To me, reading Edith Wharton is like reading Jane Austin's older, more scathing, worldly-wise and scandalous cousin. House of Mirth is what might have been had one of Jane's heroines not managed to snag a husband.
Lily Bart moves in somewhat rarified circles. One of the darlings of New York society, Lily is very different from her friends in one important respect; whilst they're all filthy rich, she isn't, and instead lives on the largesse of her friends and other benefactors. Now 29 and still unmarried, Lily needs to snag a husband if she's to continue to live the life she prefers. Being incredibly beautiful, she has no shortage of suitors, but isn't particularly keen on any of those options. Trouble is, she wasn't raised to be anything other than a gorgeous ornament and so when the sexual power that makes men fall at her feet is used to oust her from the social circles in which she moves, Lily finds that she is useless for any kind of life other than the decorative.
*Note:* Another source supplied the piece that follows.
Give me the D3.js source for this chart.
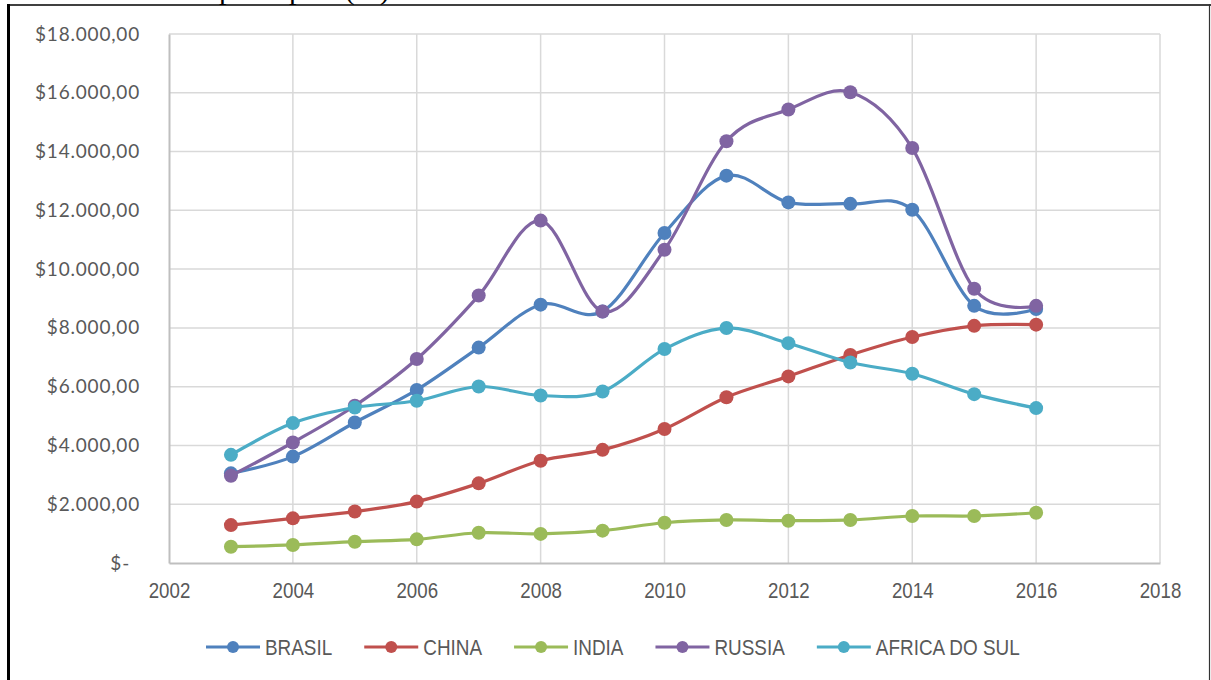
<!DOCTYPE html>
<html>
<head>
<meta charset="utf-8">
<script src="https://cdn.jsdelivr.net/npm/d3@7"></script>
<style>
  html, body { margin: 0; padding: 0; background: #fff; }
  svg { display: block; }
</style>
</head>
<body>
<svg id="chart" width="1211" height="680"></svg>
<script>
// ---- data ----
const years = [2003, 2004, 2005, 2006, 2007, 2008, 2009, 2010, 2011, 2012, 2013, 2014, 2015, 2016];
const seriesNames = ["BRASIL", "CHINA", "INDIA", "RUSSIA", "AFRICA DO SUL"];
const brasil = [3050, 3620, 4780, 5890, 7330, 8790, 8560, 11230, 13180, 12270, 12220, 12020, 8750, 8640];
const china  = [1290, 1520, 1750, 2090, 2710, 3480, 3850, 4560, 5640, 6350, 7080, 7690, 8070, 8110];
const india  = [555, 615, 725, 805, 1030, 990, 1100, 1370, 1465, 1440, 1465, 1600, 1600, 1710];
const russia = [2970, 4100, 5350, 6940, 9100, 11650, 8560, 10660, 14350, 15430, 16020, 14120, 9330, 8750];
const africa = [3680, 4760, 5290, 5520, 6005, 5700, 5835, 7280, 7995, 7480, 6820, 6440, 5745, 5270];
const xTicks = [2002, 2004, 2006, 2008, 2010, 2012, 2014, 2016, 2018];
const yTicks = [0, 2000, 4000, 6000, 8000, 10000, 12000, 14000, 16000, 18000];
const colors = ["#4F81BD", "#C0504D", "#9BBB59", "#8064A2", "#4BACC6"];
const allValues = [brasil, china, india, russia, africa];

// ---- layout ----
const svg = d3.select("#chart");
const plotL = 169, plotR = 1160, plotT = 34, plotB = 563;

const x = d3.scaleLinear().domain([2002, 2018]).range([plotL, plotR]);
const y = d3.scaleLinear().domain([0, 18000]).range([plotB, plotT]);

// condense a text horizontally (narrow look of the reference font)
function condense(sel, k) {
  sel.each(function() {
    const len = this.getComputedTextLength();
    d3.select(this).attr("textLength", len * k).attr("lengthAdjust", "spacingAndGlyphs");
  });
}

// document text fragment above the chart frame (cropped, as in the reference)
svg.append("text")
  .attr("x", 219).attr("y", -1)
  .attr("font-family", "Liberation Serif, serif")
  .attr("font-size", 30)
  .attr("fill", "#000")
  .text("principais (%)");

// chart frame
svg.append("line").attr("x1", 8).attr("x2", 1211).attr("y1", 5).attr("y2", 5)
  .attr("stroke", "#000").attr("stroke-width", 1.5);
svg.append("line").attr("x1", 8.5).attr("x2", 8.5).attr("y1", 4).attr("y2", 680)
  .attr("stroke", "#000").attr("stroke-width", 3);
svg.append("line").attr("x1", 1209.5).attr("x2", 1209.5).attr("y1", 4).attr("y2", 680)
  .attr("stroke", "#333").attr("stroke-width", 1.2);

// gridlines
const grid = svg.append("g");
grid.selectAll("line.h").data(yTicks.filter(d => d > 0)).join("line")
  .attr("x1", plotL).attr("x2", plotR)
  .attr("y1", d => y(d)).attr("y2", d => y(d))
  .attr("stroke", "#D9D9D9").attr("stroke-width", 1.5);
grid.selectAll("line.v").data(xTicks.filter(d => d > 2002)).join("line")
  .attr("x1", d => x(d)).attr("x2", d => x(d))
  .attr("y1", plotT).attr("y2", plotB)
  .attr("stroke", "#D9D9D9").attr("stroke-width", 1.5);

// axes
const fmtMoney = d => d === 0 ? "$-" :
  "$" + d3.format(",.2f")(d).replace(/,/g, "#").replace(".", ",").replace(/#/g, ".");
const yAxis = d3.axisLeft(y).tickValues(yTicks).tickSize(0).tickPadding(29).tickFormat(fmtMoney);
const gy = svg.append("g").attr("transform", `translate(${plotL},0)`).call(yAxis);
gy.select(".domain").attr("stroke", "#BFBFBF").attr("stroke-width", 2);
gy.selectAll("text")
  .attr("font-family", "Lato, sans-serif").attr("font-size", 19)
  .attr("letter-spacing", "0.8px")
  .attr("fill", "#595959");
gy.selectAll(".tick").filter(d => d === 0).select("text").attr("dx", -10);

const xAxis = d3.axisBottom(x).tickValues(xTicks).tickSize(0).tickPadding(19).tickFormat(d3.format("d"));
const gx = svg.append("g").attr("transform", `translate(0,${plotB})`).call(xAxis);
gx.select(".domain").attr("stroke", "#BFBFBF").attr("stroke-width", 2);
gx.selectAll("text")
  .attr("font-family", "Liberation Sans, sans-serif").attr("font-size", 22)
  .attr("fill", "#595959")
  .call(condense, 0.85);

// series
const line = d3.line()
  .x((d, i) => x(years[i]))
  .y(d => y(d))
  .curve(d3.curveCardinal.tension(0));

allValues.forEach((vals, si) => {
  const g = svg.append("g");
  g.append("path").datum(vals)
    .attr("d", line)
    .attr("fill", "none")
    .attr("stroke", colors[si])
    .attr("stroke-width", 3.2)
    .attr("stroke-linejoin", "round")
    .attr("stroke-linecap", "round");
  g.selectAll("circle").data(vals).join("circle")
    .attr("cx", (d, i) => x(years[i]))
    .attr("cy", d => y(d))
    .attr("r", 7)
    .attr("fill", colors[si]);
});

// legend
const legendY = 647;
const legend = svg.append("g");
const items = legend.selectAll("g").data(seriesNames).join("g");
items.append("line").attr("x1", 0).attr("x2", 54).attr("y1", 0).attr("y2", 0)
  .attr("stroke", (d, i) => colors[i]).attr("stroke-width", 3.2);
items.append("circle").attr("cx", 27).attr("cy", 0).attr("r", 6)
  .attr("fill", (d, i) => colors[i]);
items.append("text").attr("x", 59).attr("y", 0).attr("dy", "0.36em")
  .attr("font-family", "Liberation Sans, sans-serif").attr("font-size", 22.5)
  .attr("fill", "#595959")
  .text(d => d)
  .call(condense, 0.84);
let cursor = 206;
items.each(function() {
  const w = +d3.select(this).select("text").attr("textLength");
  d3.select(this).attr("transform", `translate(${cursor},${legendY})`);
  cursor += 59 + w + 32;
});
</script>
</body>
</html>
Incisive both when dissecting the hypocritical high society that Lily moves in and in laying bare the character of our brilliantly flawed heroine, it was also rather emotionally affecting come the end. I both loved Lily and wanted to reach into the book to give her a shake over some of her attitudes or choices (or urge her to ruin Mrs Dorset), and was pleasantly surprised that this book didn't take me where I was expecting it to go.